[Stored items]
───

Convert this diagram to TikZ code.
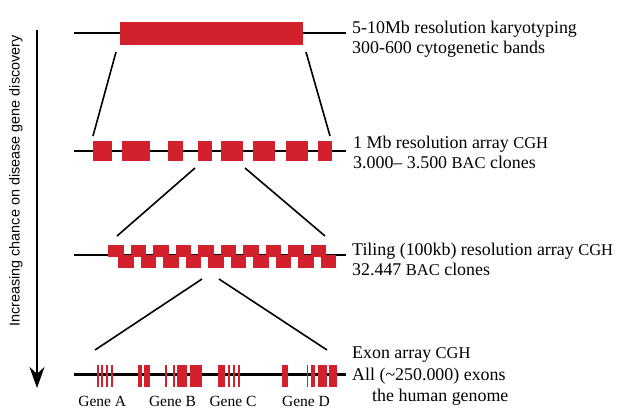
\documentclass[tikz,border=0pt]{standalone}
\usepackage{fontspec}
\setmainfont{Liberation Serif}
\newfontfamily\sidefont{Liberation Sans}
\usetikzlibrary{arrows.meta}
\definecolor{exonred}{RGB}{210,32,44}
\tikzset{
  chrom/.style={line width=2.2pt},
  probe/.style={fill=exonred,draw=none},
  zoomline/.style={line width=1.6pt},
  reslabel/.style={anchor=base west,inner sep=0pt,font=\fontsize{17.9}{20}\selectfont},
  genelabel/.style={anchor=base,inner sep=0pt,font=\fontsize{15.5}{18}\selectfont},
}
\newcommand{\chipname}[1]{{\fontsize{16.5}{18}\selectfont #1}}

\begin{document}
\begin{tikzpicture}[x=1pt,y=-1pt]
  \useasboundingbox (0,0) rectangle (620,408);

  \coordinate (atop) at (37,30);
  \coordinate (abot) at (37,388);
  \draw[line width=2.6pt,-{Stealth[length=21pt,width=15pt]}] (atop) -- (abot);
  \node (side) [rotate=90,inner sep=0pt,font=\sidefont\fontsize{14.4}{17}\selectfont]
    at (16,181) {Increasing chance on disease gene discovery};

  \draw[chrom] (74,33) coordinate (ka) -- (346,33) coordinate (kb);
  \fill[probe] (120,22) rectangle (303,45);
  \node (k1) [reslabel] at (352,33) {5-10Mb resolution karyotyping};
  \node (k2) [reslabel] at (352,53) {300-600 cytogenetic bands};

  \coordinate (kl) at (116,52);
  \coordinate (kr) at (306,52);
  \coordinate (bl) at (93,136);
  \coordinate (br) at (330,136);
  \draw[zoomline] (kl) -- (bl);
  \draw[zoomline] (kr) -- (br);

  \draw[chrom] (74,151) coordinate (ba) -- (346,151) coordinate (bb);
  \foreach \a/\b in {93/112,122/150,168/183,198/212,221/243,253/275,286/308,318/332}
    \fill[probe] (\a,141) rectangle (\b,161);
  \node (b1) [reslabel] at (353,148) {1 Mb resolution array \chipname{CGH}};
  \node (b2) [reslabel] at (353,168.5) {3.000-- 3.500 \chipname{BAC} clones};

  \coordinate (bdl) at (195,168);
  \coordinate (bdr) at (245,168);
  \coordinate (tl) at (117,236);
  \coordinate (tr) at (325,236);
  \draw[zoomline] (bdl) -- (tl);
  \draw[zoomline] (bdr) -- (tr);

  \draw[chrom] (74,255) coordinate (ta) -- (346,255) coordinate (tb);
  \foreach \i in {0,...,9} {
    \fill[probe] (108+\i*22.5,244.5) rectangle ++(15.5,12.5);
    \fill[probe] (118+\i*22.5,255) rectangle ++(15.5,13);
  }
  \node (t1) [reslabel] at (352,255) {Tiling (100kb) resolution array \chipname{CGH}};
  \node (t2) [reslabel] at (352,275) {32.447 \chipname{BAC} clones};

  \coordinate (tdl) at (202,279);
  \coordinate (tdr) at (219,279);
  \coordinate (el) at (95,350);
  \coordinate (er) at (327,350);
  \draw[zoomline] (tdl) -- (el);
  \draw[zoomline] (tdr) -- (er);

  \draw[line width=3.2pt] (74,374.5) coordinate (ea) -- (346,374.5) coordinate (eb);
  \foreach \a/\b in {97.2/98.6,101.2/102.6,106.2/107.6,111.2/112.6,
      137.5/141.5,144/150,165/166.5,173/175,177/186.5,190/201.5,
      217.5/225,228/229.5,233/234.5,238/239.5,
      281.5/287.5,306.5/308,310.5/315,317.5/326.5,329/336.5}
    \fill[probe] (\a,365) rectangle (\b,387);
  \node (e1) [reslabel] at (352,358.5) {Exon array \chipname{CGH}};
  \node (e2) [reslabel] at (352,380) {All (\textasciitilde250.000) exons};
  \node (e3) [reslabel] at (372,401.5) {the human genome};

  \node (ga) [genelabel] at (102.3,406) {Gene A};
  \node (gb) [genelabel] at (172.5,406) {Gene B};
  \node (gc) [genelabel] at (233,406) {Gene C};
  \node (gd) [genelabel] at (306,406) {Gene D};
\end{tikzpicture}
\end{document}
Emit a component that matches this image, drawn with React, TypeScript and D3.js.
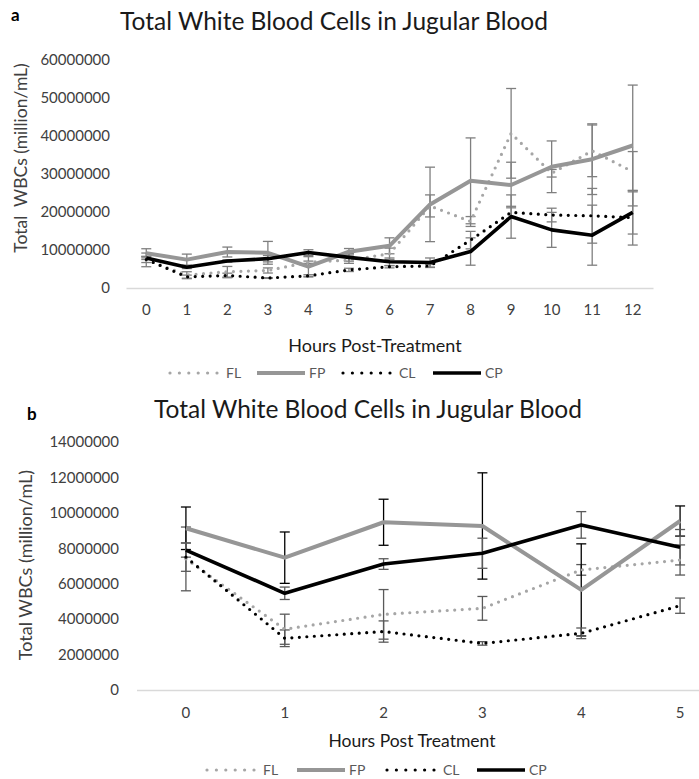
import React, { useEffect, useRef } from 'react';
import * as d3 from 'd3';

// panel a: 0-12 hours
const hoursA = ['0', '1', '2', '3', '4', '5', '6', '7', '8', '9', '10', '11', '12'];
const flA = [7400000, 3430000, 4270000, 4610000, 6780000, 7340000, 9000000, 21600000, 17500000, 40700000, 30200000, 36100000, 30600000];
const fpA = [9130000, 7470000, 9470000, 9260000, 5650000, 9540000, 11100000, 22000000, 28200000, 27100000, 31900000, 33900000, 37500000];
const clA = [7500000, 2920000, 3300000, 2630000, 3200000, 4760000, 5600000, 5800000, 12600000, 19900000, 19200000, 19000000, 18500000];
const cpA = [7900000, 5460000, 7110000, 7720000, 9320000, 8060000, 6900000, 6700000, 9600000, 18800000, 15300000, 13900000, 19900000];
const flErrA = [1800000, 850000, 1400000, 670000, 300000, 850000, 1500000, 2900000, 1300000, 11800000, 1000000, 6800000, 5300000];
const fpErrA = [1200000, 1450000, 1300000, 3000000, 2600000, 850000, 2100000, 9800000, 11300000, 6000000, 6800000, 9300000, 15900000];
const clErrA = [800000, 470000, 600000, 100000, 300000, 430000, 300000, 400000, 2300000, 1600000, 1800000, 7200000, 7200000];
const cpErrA = [400000, 350000, 300000, 850000, 750000, 1000000, 1000000, 1200000, 3600000, 5700000, 4600000, 7900000, 5700000];
const yTicksA = [0, 10000000, 20000000, 30000000, 40000000, 50000000, 60000000];

// panel b: 0-5 hours
const hoursB = ['0', '1', '2', '3', '4', '5'];
const flB = [7400000, 3430000, 4270000, 4610000, 6780000, 7340000];
const fpB = [9130000, 7470000, 9470000, 9260000, 5650000, 9540000];
const clB = [7500000, 2920000, 3300000, 2630000, 3200000, 4760000];
const cpB = [7900000, 5460000, 7110000, 7720000, 9320000, 8060000];
const flErrB = [1800000, 850000, 1400000, 670000, 300000, 850000];
const fpErrB = [1200000, 1450000, 1300000, 3000000, 2600000, 850000];
const clErrB = [800000, 470000, 600000, 100000, 300000, 430000];
const cpErrB = [400000, 350000, 300000, 850000, 750000, 1000000];
const yTicksB = [0, 2000000, 4000000, 6000000, 8000000, 10000000, 12000000, 14000000];

const seriesNames = ['FL', 'FP', 'CL', 'CP'];

const FONT = 'Lato, "Open Sans", sans-serif';
const TEXT = '#404040';

function drawPanel(svg, cfg) {
    const g = svg.append('g');

    const x = d3.scaleBand().domain(cfg.cats).range([cfg.left, cfg.right]);
    const y = d3.scaleLinear().domain([0, cfg.yMax]).range([cfg.bottom, cfg.top]);
    const cx = d => x(d) + x.bandwidth() / 2;

    // label + title
    g.append('text').attr('x', cfg.letterX).attr('y', cfg.letterY)
        .attr('font-family', FONT).attr('font-weight', 'bold').attr('font-size', 17).attr('fill', '#000')
        .text(cfg.letter);
    g.append('text').attr('x', cfg.titleX).attr('y', cfg.titleY).attr('text-anchor', 'middle')
        .attr('font-family', FONT).attr('font-size', cfg.titleSize).attr('fill', '#1a1a1a')
        .text('Total White Blood Cells in Jugular Blood');

    // axes
    const yAxis = g.append('g').attr('transform', `translate(${cfg.yLabelX},0)`)
        .call(d3.axisLeft(y).tickValues(cfg.yTicks).tickSize(0).tickPadding(0).tickFormat(d3.format('d')));
    yAxis.select('.domain').remove();
    yAxis.selectAll('text').attr('font-family', FONT).attr('font-size', cfg.tickSize).attr('fill', TEXT);

    const xAxis = g.append('g').attr('transform', `translate(0,${cfg.bottom})`)
        .call(d3.axisBottom(x).tickSize(0).tickPadding(cfg.xPad));
    xAxis.select('.domain').attr('stroke', '#d9d9d9').attr('stroke-width', 1.3);
    xAxis.selectAll('text').attr('font-family', FONT).attr('font-size', cfg.tickSize).attr('fill', TEXT);

    g.append('text')
        .attr('transform', `translate(${cfg.yTitleX},${cfg.yTitleY}) rotate(-90)`)
        .attr('text-anchor', 'middle').attr('font-family', FONT).attr('font-size', cfg.yTitleSize).attr('fill', TEXT)
        .attr('xml:space', 'preserve')
        .text(cfg.yTitle);
    g.append('text').attr('x', cfg.xTitleX).attr('y', cfg.xTitleY).attr('text-anchor', 'middle')
        .attr('font-family', FONT).attr('font-size', cfg.xTitleSize).attr('fill', '#1a1a1a')
        .text(cfg.xTitle);

    const styles = [
        { color: '#a6a6a6', width: 3.2, dash: '0 7.5', cap: 'round' },
        { color: '#969696', width: 4, dash: null, cap: 'butt' },
        { color: '#000', width: 3.2, dash: '0 7.5', cap: 'round' },
        { color: '#000', width: 3.6, dash: null, cap: 'butt' },
    ];

    const line = d3.line().x((d, i) => cx(cfg.cats[i])).y(d => y(d));

    // error bars
    cfg.series.forEach((s, si) => {
        const eb = g.append('g').attr('stroke', cfg.errColors[si]).attr('stroke-width', 1.3);
        s.values.forEach((v, i) => {
            const e = s.errs[i];
            const px = cx(cfg.cats[i]);
            eb.append('line').attr('x1', px).attr('x2', px).attr('y1', y(v + e)).attr('y2', y(v - e));
            eb.append('line').attr('x1', px - 5).attr('x2', px + 5).attr('y1', y(v + e)).attr('y2', y(v + e));
            eb.append('line').attr('x1', px - 5).attr('x2', px + 5).attr('y1', y(v - e)).attr('y2', y(v - e));
        });
    });

    // lines
    cfg.series.forEach((s, si) => {
        const st = styles[si];
        g.append('path').datum(s.values).attr('d', line).attr('fill', 'none')
            .attr('stroke', st.color).attr('stroke-width', st.width)
            .attr('stroke-linecap', st.cap).attr('stroke-linejoin', 'round')
            .attr('stroke-dasharray', st.dash);
    });

    // legend
    seriesNames.forEach((name, i) => {
        const st = styles[i];
        const lx = cfg.legendX[i];
        g.append('line').attr('x1', lx).attr('x2', lx + 48).attr('y1', cfg.legendY).attr('y2', cfg.legendY)
            .attr('stroke', st.color).attr('stroke-width', st.width)
            .attr('stroke-linecap', st.cap).attr('stroke-dasharray', st.dash ? '0 9.4' : null);
        g.append('text').attr('x', lx + (st.dash ? 56 : 52)).attr('y', cfg.legendY).attr('dy', '0.35em')
            .attr('font-family', FONT).attr('font-size', 14).attr('fill', '#595959')
            .text(name);
    });
}

export default function App() {
    const ref = useRef(null);

    useEffect(() => {
        const svg = d3.select(ref.current);
        svg.selectAll('*').remove();

        drawPanel(svg, {
            letter: 'a', letterX: 11, letterY: 21,
            titleX: 334, titleY: 30, titleSize: 24.5,
            cats: hoursA, left: 126, right: 653, top: 60, bottom: 288,
            yMax: 60000000, yTicks: yTicksA, yLabelX: 110, tickSize: 15, xPad: 16,
            yTitle: 'Total  WBCs (million/mL)', yTitleX: 27, yTitleY: 158, yTitleSize: 17.5,
            xTitle: 'Hours Post-Treatment', xTitleX: 375, xTitleY: 352, xTitleSize: 18,
            legendX: [170, 257, 343, 433], legendY: 373,
            errColors: ['#7f7f7f', '#7f7f7f', '#7f7f7f', '#7f7f7f'],
            series: [
                { values: flA, errs: flErrA },
                { values: fpA, errs: fpErrA },
                { values: clA, errs: clErrA },
                { values: cpA, errs: cpErrA },
            ],
        });

        drawPanel(svg, {
            letter: 'b', letterX: 27, letterY: 420,
            titleX: 368, titleY: 418, titleSize: 24.5,
            cats: hoursB, left: 136.5, right: 729.5, top: 442, bottom: 690,
            yMax: 14000000, yTicks: yTicksB, yLabelX: 119, tickSize: 15, xPad: 17,
            yTitle: 'Total WBCs (million/mL)', yTitleX: 32, yTitleY: 565, yTitleSize: 18,
            xTitle: 'Hours Post Treatment', xTitleX: 412, xTitleY: 747, xTitleSize: 17.5,
            legendX: [207, 297, 387, 477], legendY: 770,
            errColors: ['#595959', '#000', '#595959', '#595959'],
            series: [
                { values: flB, errs: flErrB },
                { values: fpB, errs: fpErrB },
                { values: clB, errs: clErrB },
                { values: cpB, errs: cpErrB },
            ],
        });
    }, []);

    return (
        <svg ref={ref} width={699} height={779}
            style={{ position: 'absolute', left: 0, top: 0, background: '#fff' }} />
    );
}
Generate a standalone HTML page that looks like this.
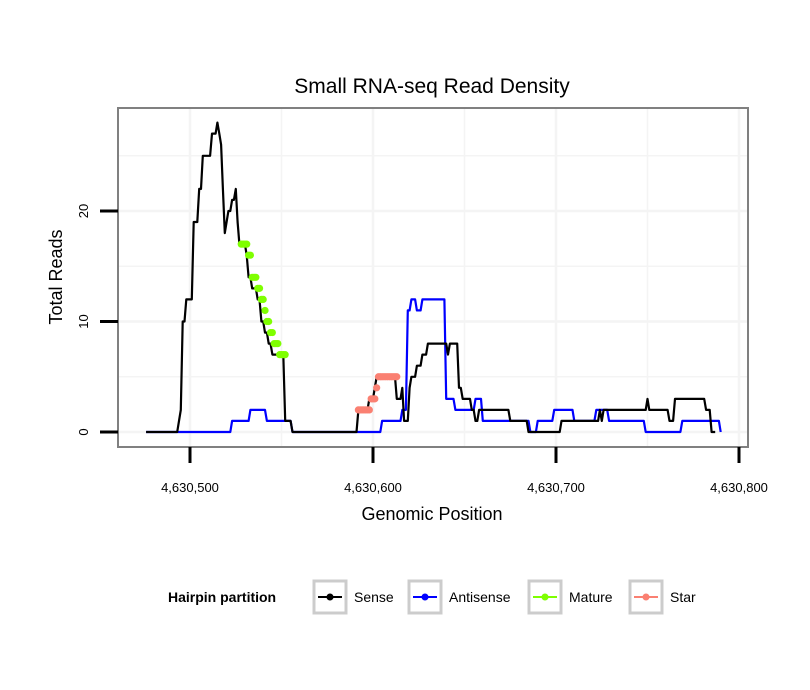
<!DOCTYPE html>
<html><head><meta charset="utf-8"><style>body{margin:0;background:#fff}svg{display:block;font-family:"Liberation Sans",sans-serif}</style></head>
<body>
<svg width="810" height="690" id="c">
<text x="432" y="93" font-size="21" text-anchor="middle">Small RNA-seq Read Density</text>
<rect x="118" y="108" width="630" height="339" fill="#fff"/>
<g id="grid"></g><g id="series"></g>
<rect x="118" y="108" width="630" height="339" fill="none" stroke="#808080" stroke-width="2"/>
<g id="axes"></g>
<text x="432" y="520" font-size="18" text-anchor="middle">Genomic Position</text>
<text transform="translate(62,277) rotate(-90)" font-size="18" text-anchor="middle">Total Reads</text>
<g font-size="14">
<text x="168" y="602" font-weight="bold">Hairpin partition</text>
<g><rect x="314" y="581" width="32" height="32" fill="#fff" stroke="#ccc" stroke-width="3"/><line x1="318" y1="597" x2="342" y2="597" stroke="#000" stroke-width="2"/><circle cx="330" cy="597" r="3.5" fill="#000"/><text x="354" y="602">Sense</text></g>
<g><rect x="409" y="581" width="32" height="32" fill="#fff" stroke="#ccc" stroke-width="3"/><line x1="413" y1="597" x2="437" y2="597" stroke="#0000ff" stroke-width="2"/><circle cx="425" cy="597" r="3.5" fill="#0000ff"/><text x="449" y="602">Antisense</text></g>
<g><rect x="529" y="581" width="32" height="32" fill="#fff" stroke="#ccc" stroke-width="3"/><line x1="533" y1="597" x2="557" y2="597" stroke="#7fff00" stroke-width="2"/><circle cx="545" cy="597" r="3.5" fill="#7fff00"/><text x="569" y="602">Mature</text></g>
<g><rect x="630" y="581" width="32" height="32" fill="#fff" stroke="#ccc" stroke-width="3"/><line x1="634" y1="597" x2="658" y2="597" stroke="#fa8072" stroke-width="2"/><circle cx="646" cy="597" r="3.5" fill="#fa8072"/><text x="670" y="602">Star</text></g>
</g>
</svg>
<script>
const BASE = 4630500;
const xTicks = [4630500, 4630600, 4630700, 4630800];
const xTickLabels = ["4,630,500", "4,630,600", "4,630,700", "4,630,800"];
const yTicks = [0, 10, 20];
const yTickLabels = ["0", "10", "20"];
const senseOffsets = [-24,-8,-6,-5,-4,-2,2,5,7,12,14,15,16,17,18,19,20,21,23,25,26,27,28,31,32,34,37,39,41,43,45,48,52,53,56,57,92,93,98,99,101,102,103,113,114,116,117,118,120,121,124,127,130,132,141,142,143,147,149,154,156,158,159,175,176,185,186,203,204,224,225,226,227,250,251,252,262,263,265,267,282,283,285,286,288];
const senseValues = [0,0,1,2,10,12,19,22,25,27,27,28,27,26,22,18,19,20,21,22,19,17,17,16,14,13,12,10,9,8,7,7,1,1,0,0,2,2,3,3,4,5,5,3,3,4,1,1,4,5,6,7,8,8,7,8,8,4,3,2,1,2,2,1,1,0,0,1,1,2,1,2,2,3,2,2,1,1,3,3,2,2,0,0];
const antiOffsets = [-24,22,23,32,33,41,42,55,56,104,105,115,116,119,121,124,127,137,140,145,155,156,159,160,162,185,186,189,190,198,199,209,210,221,222,228,229,248,249,268,269,289,290];
const antiValues = [0,0,1,1,2,2,1,1,0,0,1,1,2,11,12,11,12,12,3,2,2,3,3,1,1,1,0,0,1,1,2,2,1,1,2,2,1,1,0,0,1,1,0];
const matureOffsets = [28,29,30,31,32,33,34,35,36,37,38,39,40,41,42,43,44,45,46,47,48,49,50,51,52];
const matureValues = [17,17,17,17,16,16,14,14,14,13,13,12,12,11,10,10,9,9,8,8,8,7,7,7,7];
const starOffsets = [92,93,94,95,96,97,98,99,100,101,102,103,104,105,106,107,108,109,110,111,112,113];
const starValues = [2,2,2,2,2,2,2,3,3,3,4,5,5,5,5,5,5,5,5,5,5,5];

const X0=190, XS=1.83, Y0=432, YS=11.05;
const xs = p => X0 + (p - BASE) * XS;
const ys = v => Y0 - v * YS;
const NS='http://www.w3.org/2000/svg';
function mk(tag, attrs, parent){const e=document.createElementNS(NS,tag);for(const k in attrs)e.setAttribute(k,attrs[k]);parent.appendChild(e);return e;}
const grid=document.getElementById('grid'), ser=document.getElementById('series'), axes=document.getElementById('axes');
for(let p=4630450;p<=4630800;p+=50){const gx=xs(p);if(gx<120||gx>746)continue;const g=mk('line',{x1:gx,x2:gx,y1:109,y2:446,stroke:'#f4f4f4','stroke-width':p%100===0?2.5:1.5},grid);

}
for(let v=0;v<=30;v+=5){if(ys(v)<109)continue;const g=mk('line',{x1:119,x2:747,y1:ys(v),y2:ys(v),stroke:'#f4f4f4','stroke-width':v%10===0?2.5:1.5},grid);

}
xTicks.forEach((t,i)=>{const l=mk('line',{x1:xs(t),x2:xs(t),y1:447,y2:463,stroke:'#000','stroke-width':3},axes);


const tx=mk('text',{x:xs(t),y:492,'font-size':13,'text-anchor':'middle'},axes);tx.textContent=xTickLabels[i];

});
yTicks.forEach((t,i)=>{const l=mk('line',{x1:100,x2:118,y1:ys(t),y2:ys(t),stroke:'#000','stroke-width':3},axes);


const tx=mk('text',{transform:`translate(88,${ys(t)}) rotate(-90)`,'font-size':13,'text-anchor':'middle'},axes);tx.textContent=yTickLabels[i];

});
function line(off,vals,color,name){
  const pts=[];
  for(let i=0;i<off.length;i++){
    pts.push([off[i],vals[i]]);
    if(i+1<off.length && off[i+1]-off[i]>1) pts.push([off[i+1]-1,vals[i]]);
  }
  const d=pts.map((q,i)=>(i?'L':'M')+xs(BASE+q[0]).toFixed(1)+','+ys(q[1]).toFixed(1)).join(' ');
  const p=mk('path',{d:d,fill:'none',stroke:color,'stroke-width':2.2,'stroke-linejoin':'round'},ser);
  
  }
function pts(off,vals,color,name){off.forEach((o,i)=>{const c=mk('circle',{cx:xs(BASE+o),cy:ys(vals[i]),r:3.6,fill:color},ser);

});}
line(antiOffsets,antiValues,'#0000ff','antisense-line');
line(senseOffsets,senseValues,'#000','sense-line');
pts(matureOffsets,matureValues,'#7fff00','mature-point');
pts(starOffsets,starValues,'#fa8072','star-point');
</script>
</body></html>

───

## Exercise task
Consider the entries above and return each line with the string "that".

## Solved exercise
Emit a component that matches this image, drawn with React, TypeScript and D3.js.
Generate a standalone HTML page that looks like this.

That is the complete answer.